This work addresses the challenges of multi-class visual anomaly detection—namely, high category diversity, scarcity of anomalous samples, and deceptive defect appearances that hinder precise localization—by proposing an unsupervised anomaly localization framework based on cross-modal prompting. The method introduces class-specific textual prompts for both normal and anomalous conditions for the first time, leveraging CLIP for semantic guidance. It integrates multi-scale convolutional features, Transformer-based spatial attention, and a diffusion-inspired iterative refinement mechanism, while employing Focal Loss to enhance learning in hard-to-detect regions.
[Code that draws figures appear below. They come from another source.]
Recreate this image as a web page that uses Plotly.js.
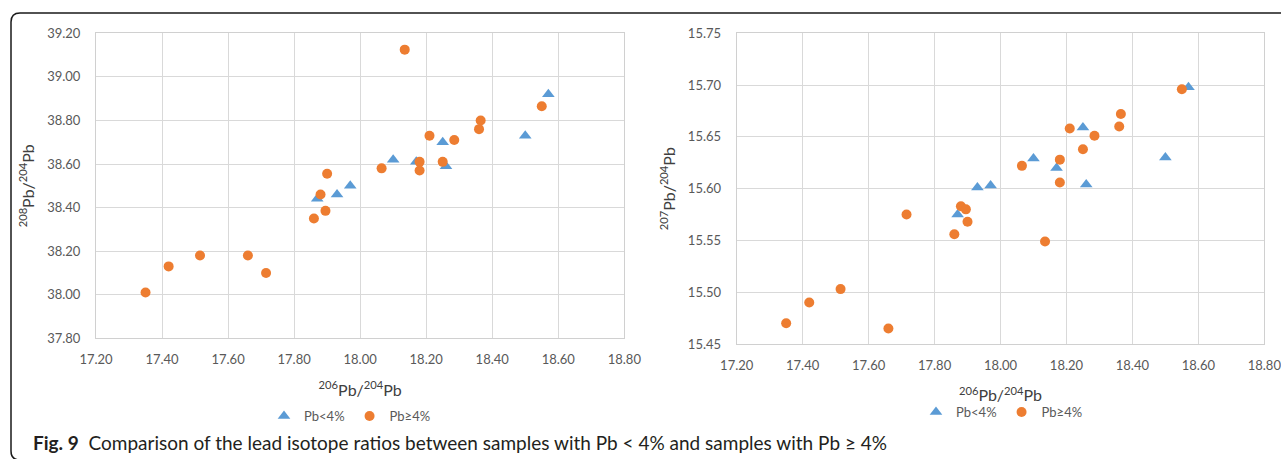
<!DOCTYPE html>
<html>
<head>
<meta charset="utf-8">
<script src="https://cdn.plot.ly/plotly-3.0.1.min.js"></script>
<style>
html,body{margin:0;padding:0;background:#fff;}
#chart{width:1281px;height:459px;}
</style>
</head>
<body>
<div id="chart"></div>
<script>
// ---- data ----
const seriesNames = ["Pb<4%", "Pb≥4%"];

// samples with Pb < 4%
const low206 = [17.87, 17.93, 17.97, 18.10, 18.17, 18.25, 18.26, 18.50, 18.57];
const low208 = [38.44, 38.46, 38.50, 38.62, 38.61, 38.70, 38.59, 38.73, 38.92];
const low207 = [15.575, 15.601, 15.603, 15.629, 15.620, 15.659, 15.604, 15.630, 15.698];

// samples with Pb >= 4%
const high206 = [17.35, 17.42, 17.515, 17.66, 17.715, 17.86, 17.88, 17.895, 17.90, 18.065, 18.135, 18.18, 18.18, 18.21, 18.25, 18.285, 18.36, 18.365, 18.55];
const high208 = [38.01, 38.13, 38.18, 38.18, 38.10, 38.35, 38.46, 38.385, 38.555, 38.58, 39.125, 38.61, 38.57, 38.73, 38.61, 38.71, 38.76, 38.80, 38.865];
const high207 = [15.470, 15.490, 15.503, 15.465, 15.575, 15.556, 15.583, 15.580, 15.568, 15.622, 15.549, 15.628, 15.606, 15.658, 15.638, 15.651, 15.660, 15.672, 15.696];

const xTitle = "<sup>206</sup>Pb/<sup>204</sup>Pb";
const yTitleLeft = "<sup>208</sup>Pb/<sup>204</sup>Pb";
const yTitleRight = "<sup>207</sup>Pb/<sup>204</sup>Pb";
const caption = "<b>Fig. 9</b>  Comparison of the lead isotope ratios between samples with Pb < 4% and samples with Pb ≥ 4%";

// ---- styling ----
const BLUE = "#5B9BD5", ORANGE = "#ED7D31";
const W = 1281, H = 459;
const px = v => v / W, py = v => 1 - v / H;

const tri = {symbol: "triangle-up", size: 11, color: BLUE};
const dot = {symbol: "circle", size: 10, color: ORANGE};

const traces = [
  {type: "scatter", mode: "markers", name: seriesNames[0], x: low206, y: low208, xaxis: "x", yaxis: "y", marker: tri, legend: "legend"},
  {type: "scatter", mode: "markers", name: seriesNames[1], x: high206, y: high208, xaxis: "x", yaxis: "y", marker: dot, legend: "legend"},
  {type: "scatter", mode: "markers", name: seriesNames[0], x: low206, y: low207, xaxis: "x2", yaxis: "y2", marker: tri, legend: "legend2"},
  {type: "scatter", mode: "markers", name: seriesNames[1], x: high206, y: high207, xaxis: "x2", yaxis: "y2", marker: dot, legend: "legend2"}
];

const FONT = "Lato, 'Open Sans', sans-serif";
const tickFont = {family: FONT, size: 13, color: "#595959"};
const titleFont = {family: FONT, size: 16, color: "#404040"};

function xAxis(domain, anchor) {
  return {
    domain: domain, anchor: anchor, range: [17.2, 18.8], dtick: 0.2, tick0: 17.2, tickformat: ".2f",
    showgrid: true, gridcolor: "#d9d9d9", gridwidth: 1, zeroline: false,
    showline: true, linecolor: "#d0d0d0", linewidth: 1, mirror: true,
    ticks: "", ticklabelstandoff: 9, ticklabeloverflow: "allow", tickfont: tickFont,
    title: {text: xTitle, font: titleFont, standoff: 18},
    fixedrange: true
  };
}
function yAxis(domain, anchor, range, dtick, fmt, title) {
  return {
    domain: domain, anchor: anchor, range: range, dtick: dtick, tick0: range[0], tickformat: fmt,
    showgrid: true, gridcolor: "#d9d9d9", gridwidth: 1, zeroline: false,
    showline: true, linecolor: "#d0d0d0", linewidth: 1, mirror: true,
    ticks: "", ticklabelstandoff: 12, ticklabeloverflow: "allow", tickfont: tickFont,
    title: {text: title, font: titleFont, standoff: 8},
    fixedrange: true
  };
}

const r = 9;
const L = 11, T = 13, B = 460;
const borderPath =
  `M ${px(W + 5)} ${py(T)} L ${px(L + r)} ${py(T)} Q ${px(L)} ${py(T)} ${px(L)} ${py(T + r)} ` +
  `L ${px(L)} ${py(B - r)} Q ${px(L)} ${py(B)} ${px(L + r)} ${py(B)} L ${px(W + 5)} ${py(B)}`;

const legendCommon = {
  orientation: "h", xanchor: "center", yanchor: "middle",
  font: {family: FONT, size: 13, color: "#595959"},
  bgcolor: "rgba(0,0,0,0)", itemsizing: "trace", itemwidth: 30, tracegroupgap: 0
};

const layout = {
  width: W, height: H,
  margin: {l: 0, r: 0, t: 0, b: 0},
  paper_bgcolor: "#fff", plot_bgcolor: "#fff",
  showlegend: true,
  xaxis: xAxis([px(96), px(624.3)], "y"),
  yaxis: yAxis([1 - 338.3 / H, 1 - 33.3 / H], "x", [37.8, 39.2], 0.2, ".2f", yTitleLeft),
  xaxis2: xAxis([px(736.7), px(1264.3)], "y2"),
  yaxis2: yAxis([1 - 344 / H, 1 - 33.3 / H], "x2", [15.45, 15.75], 0.05, ".2f", yTitleRight),
  legend: Object.assign({x: px(350), y: py(416)}, legendCommon),
  legend2: Object.assign({x: px(1002), y: py(412)}, legendCommon),
  shapes: [{type: "path", xref: "paper", yref: "paper", path: borderPath, line: {color: "#1a1a1a", width: 1.5}, layer: "above"}],
  annotations: [{
    xref: "paper", yref: "paper", x: px(31), y: py(442), xanchor: "left", yanchor: "middle",
    text: caption, showarrow: false,
    font: {family: FONT, size: 19, color: "#231f20"}
  }]
};

Plotly.newPlot("chart", traces, layout, {displayModeBar: false, staticPlot: true});
</script>
</body>
</html>
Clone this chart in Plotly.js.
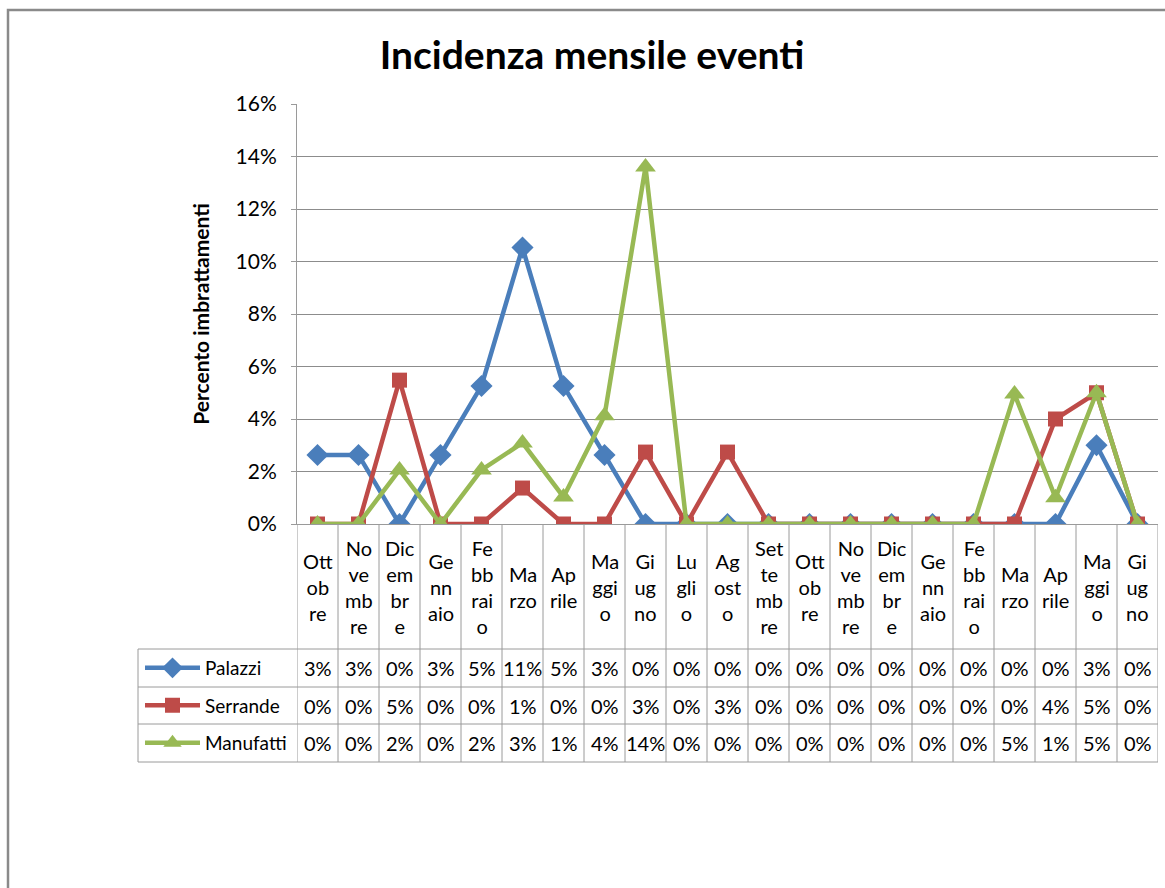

Evaluated on MVTec-AD, the approach achieves state-of-the-art pixel-level performance with an average AUC of 98.35% and an AP of 66.54%, demonstrating significant improvements in localization accuracy and robustness across diverse object categories.

Visual anomaly detection in multi-class settings poses significant challenges due to the diversity of object categories, the scarcity of anomalous examples, and the presence of camouflaged defects. In this paper, we propose PromptMAD, a cross-modal prompting framework for unsupervised visual anomaly detection and localization that integrates semantic guidance through vision-language alignment. By leveraging CLIP-encoded text prompts describing both normal and anomalous class-specific characteristics, our method enriches visual reconstruction with semantic context, improving the detection of subtle and textural anomalies. To further address the challenge of class imbalance at the pixel level, we incorporate Focal loss function, which emphasizes hard-to-detect anomalous regions during training. Our architecture also includes a supervised segmentor that fuses multi-scale convolutional features with Transformer-based spatial attention and diffusion iterative refinement, yielding precise and high-resolution anomaly maps. Extensive experiments on the MVTec-AD dataset demonstrate that our method achieves state-of-the-art pixel-level performance, improving mean AUC to 98.35% and AP to 66.54%, while maintaining efficiency across diverse categories.